2. Sequence point: a point in the code where "all side effects of previous evaluations will have been performed" - in other word, "everything that needs to have happened will happen before we pass this point". For example, any variable that was post-fix incremented is guaranteed to be incremented (and stored) when you pass the sequence point.

The key here is that the ? of the ternary operator is such a sequence point - thus you are sure that i will have been decremented before you get to the printf statement.
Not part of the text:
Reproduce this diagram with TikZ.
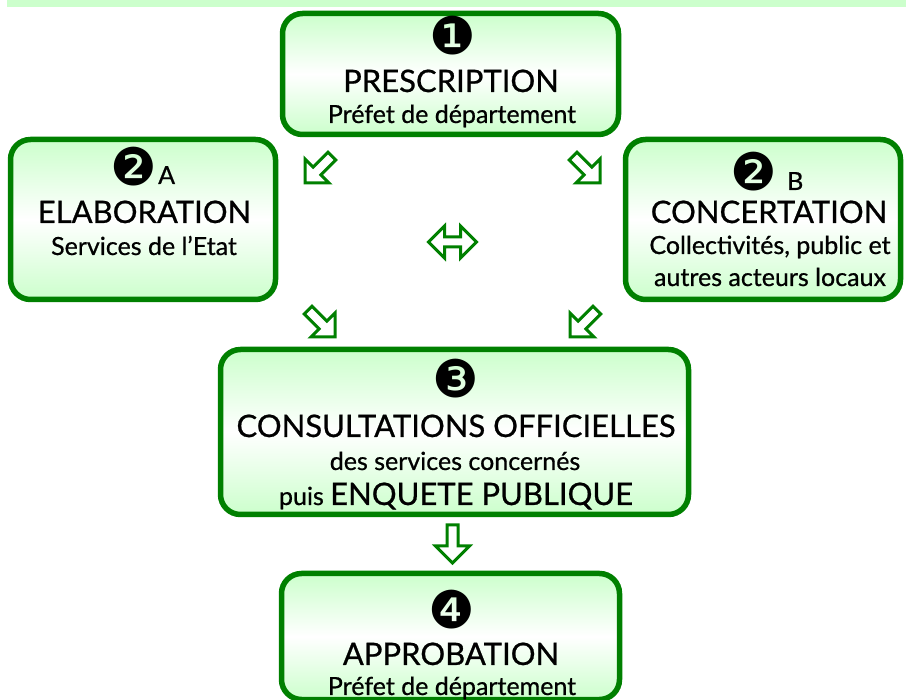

Contrast this with code like:

i = 1;
a = 5 * i++ + (i = 2 * i--);

This leads to undefined behavior - there is nothing in the C standard that can tell you definitively what the value of a or i will be after the above. When should the value of i++ be stored back in i? Before the decrement operation? How about the fact that we are assigning a result to i? Does that come before, or after, the other "implicit store" operations? Most compilers will warn you when they come across such a line - if you have a specific order of operations in mind you should "force sequence points" by rewriting the code.

Answer 2

Well you're calling printf() twice. The first one in the conditional operator prints the value of i (0). When you created the variable a it had a default value of 0, and i became 0 after decrementing it with i--, so the condition passed.

Then you have your second printf() which prints i again along with the other 2 values.

Answer 3

The value of i doesn't decrement before the condition check is done on it (due to postfix decrement). The test evaluates to true as i is 1, resulting in printf getting executed. But just as the test of i is over, it gets decremented, which is what printf prints on screen.